Leonardo Boff
Estamos todos empenhados em salvaguardar uma democracia mínima diante de
um presidente desvairado que continuamente a ameaça. Como vivemos uma crise
geral, paradigmática e irremissível, convém já agora sonhar com outro tipo de
democracia.
Parto de um pressuposto,segundo dados de cientistas sérios,de que
enfrentaremos dentro de poucos anos, devido ao acelerado e irrefreável aquecimento
climático, grave risco de sobrevivência da espécie humana. A Terra será outra.

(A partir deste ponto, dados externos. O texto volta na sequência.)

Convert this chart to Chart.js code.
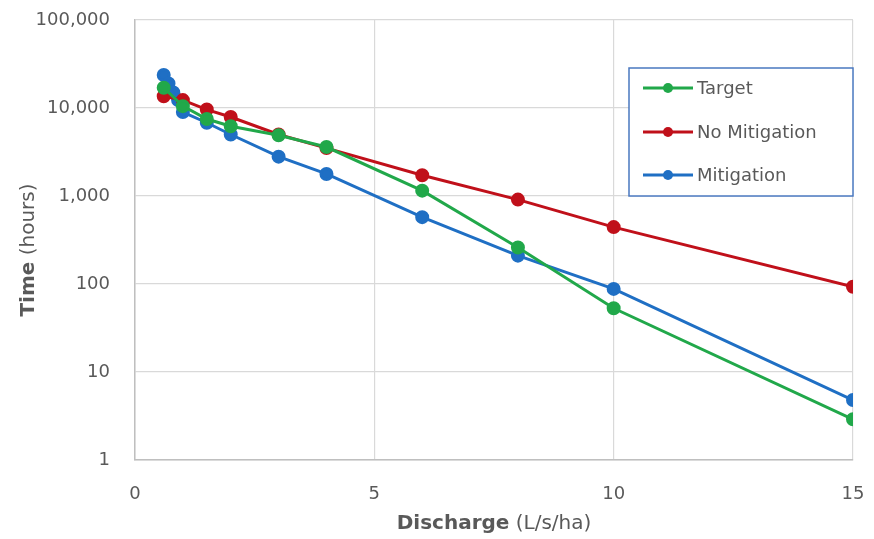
<!DOCTYPE html>
<html>
<head>
<meta charset="utf-8">
<script src="https://cdn.jsdelivr.net/npm/chart.js@4.4.0/dist/chart.umd.min.js"></script>
<style>
  html,body{margin:0;padding:0;background:#fff;}
  #wrap{width:874px;height:539px;position:relative;}
</style>
</head>
<body>
<div id="wrap"><canvas id="c" width="874" height="539"></canvas></div>
<script>
// ── DATA ──────────────────────────────────────────────────
const Y_TICKS = [1, 10, 100, 1000, 10000, 100000];

const TARGET_X = [0.6, 1, 1.5, 2, 3, 4, 6, 8, 10, 15];
const TARGET_Y = [17000, 10500, 7500, 6200, 4900, 3600, 1150, 260, 53, 2.9];

const NOMIT_X = [0.6, 1, 1.5, 2, 3, 4, 6, 8, 10, 15];
const NOMIT_Y = [13600, 12300, 9600, 7900, 5000, 3500, 1720, 910, 443, 93];

const MIT_X = [0.6, 0.7, 0.8, 0.9, 1, 1.5, 2, 3, 4, 6, 8, 10, 15];
const MIT_Y = [23700, 19000, 15000, 12300, 9000, 6800, 5000, 2800, 1780, 575, 210, 88, 4.8];

const SERIES = [
  { label:'Target',        xs:TARGET_X, ys:TARGET_Y, color:'#21a84a' },
  { label:'No Mitigation', xs:NOMIT_X,  ys:NOMIT_Y,  color:'#c0101a' },
  { label:'Mitigation',    xs:MIT_X,    ys:MIT_Y,    color:'#1f6fc4' },
];

const TXT = '#595959';
const FONT = "'DejaVu Sans', sans-serif";

// ── PLUGINS ───────────────────────────────────────────────
const boxLegend = {
  id:'boxLegend',
  afterDraw(chart) {
    const ctx = chart.ctx;
    const x0 = 629, y0 = 68, w = 224, h = 128;
    ctx.save();
    ctx.fillStyle = '#fff';
    ctx.fillRect(x0, y0, w, h);
    ctx.strokeStyle = '#4a78c0';
    ctx.lineWidth = 1.5;
    ctx.strokeRect(x0, y0, w, h);
    const rows = [88, 132, 175];
    chart.data.datasets.forEach((ds, i) => {
      const y = rows[i];
      ctx.strokeStyle = ds.borderColor;
      ctx.lineWidth = 3;
      ctx.beginPath(); ctx.moveTo(643, y); ctx.lineTo(693, y); ctx.stroke();
      ctx.fillStyle = ds.borderColor;
      ctx.beginPath(); ctx.arc(668, y, 5, 0, Math.PI*2); ctx.fill();
      ctx.fillStyle = TXT;
      ctx.font = `18px ${FONT}`;
      ctx.textBaseline = 'middle';
      ctx.textAlign = 'left';
      ctx.fillText(ds.label, 697, y + 1);
    });
    ctx.restore();
  }
};

const axisTitles = {
  id:'axisTitles',
  afterDraw(chart) {
    const ctx = chart.ctx;
    ctx.save();
    ctx.fillStyle = TXT;
    ctx.textBaseline = 'middle';
    // x title
    const bold = 'Discharge', rest = ' (L/s/ha)';
    ctx.font = `bold 20px ${FONT}`;
    const wb = ctx.measureText(bold).width;
    ctx.font = `20px ${FONT}`;
    const wr = ctx.measureText(rest).width;
    let sx = 494 - (wb + wr) / 2;
    ctx.textAlign = 'left';
    ctx.font = `bold 20px ${FONT}`;
    ctx.fillText(bold, sx, 524);
    ctx.font = `20px ${FONT}`;
    ctx.fillText(rest, sx + wb, 524);
    // y title
    ctx.translate(29, 250);
    ctx.rotate(-Math.PI/2);
    const yb = 'Time', yr = ' (hours)';
    ctx.font = `bold 20px ${FONT}`;
    const wyb = ctx.measureText(yb).width;
    ctx.font = `20px ${FONT}`;
    const wyr = ctx.measureText(yr).width;
    const s = -(wyb + wyr) / 2;
    ctx.font = `bold 20px ${FONT}`;
    ctx.fillText(yb, s, 0);
    ctx.font = `20px ${FONT}`;
    ctx.fillText(yr, s + wyb, 0);
    ctx.restore();
  }
};

// ── CHART ─────────────────────────────────────────────────
new Chart(document.getElementById('c').getContext('2d'), {
  type:'line',
  data:{
    datasets: SERIES.map(s => ({
      label:s.label,
      data:s.xs.map((x,i) => ({ x, y:s.ys[i] })),
      borderColor:s.color,
      backgroundColor:s.color,
      pointBackgroundColor:s.color,
      pointBorderColor:s.color,
      borderWidth:3,
      pointRadius:5.5,
      tension:0,
      fill:false,
    }))
  },
  options:{
    responsive:false,
    animation:false,
    layout:{ padding:{ left:0, right:21, top:20, bottom:0 } },
    plugins:{ legend:{ display:false }, tooltip:{ enabled:false } },
    scales:{
      x:{
        type:'linear', min:0, max:15,
        ticks:{ stepSize:5, color:TXT, font:{ family:FONT, size:18 }, padding:24 },
        grid:{ color:'#d9d9d9', lineWidth:1.2, drawTicks:false },
        border:{ color:'#bfbfbf', width:1.5 },
        afterFit(scale){ scale.height = 79; scale.paddingLeft = 0; scale.paddingRight = 0; },
      },
      y:{
        type:'logarithmic', min:1, max:100000,
        afterBuildTicks(scale){ scale.ticks = Y_TICKS.map(v => ({ value:v })); },
        ticks:{ color:TXT, font:{ family:FONT, size:18 }, padding:25,
          callback:v => Number(v).toLocaleString('en-US') },
        grid:{ color:'#d9d9d9', lineWidth:1.2, drawTicks:false },
        border:{ color:'#bfbfbf', width:1.5 },
        afterFit(scale){ scale.width = 135; scale.paddingTop = 0; scale.paddingBottom = 0; },
      }
    }
  },
  plugins:[boxLegend, axisTitles]
});
</script>
</body>
</html>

Se quisermos continuar sobre este planeta temos que, por primeiro, minorar os
efeitos danosos, com ciência e técnica e por fim, elaborarmos um outro
paradigma civilzatório, amigável à vida e sentidono-nos irmãos e irmãs de
todos os demais seres vivos. Pois possuimos com eles o mesmo código
genético de base. Dizem-me:”você é pessimista”! Respondo com
Saramago:”não sou pessimista; a realidade é que é pésssima” Já em 1962 a
bióloga estadunidense Rachel Carson em seu famoso “A primavera silenciosa“(Silent Spring) advertia sobre a crise ecológica e
concluía:”A questão consiste em saber se alguma civilização pode levar
adiante uma guerra sem tréguas contra a vida sem destruir a si mesma e em
perder o direito de ser chamada de civilização“. Por isso a urgência
de mudarmos de paradigma e de modelo de democracia.
Dentro deste contexto realista proponho a urgência de um outro
tipo de democracia: a sócio-ecológica. Ela
representaria a culminância do ideal democrático.
Subjacente a ela vigora também ideia originária de toda a
democracia:tudo o que interessa a todos e a todas deve
ser pensado e decidido por todos e por todas.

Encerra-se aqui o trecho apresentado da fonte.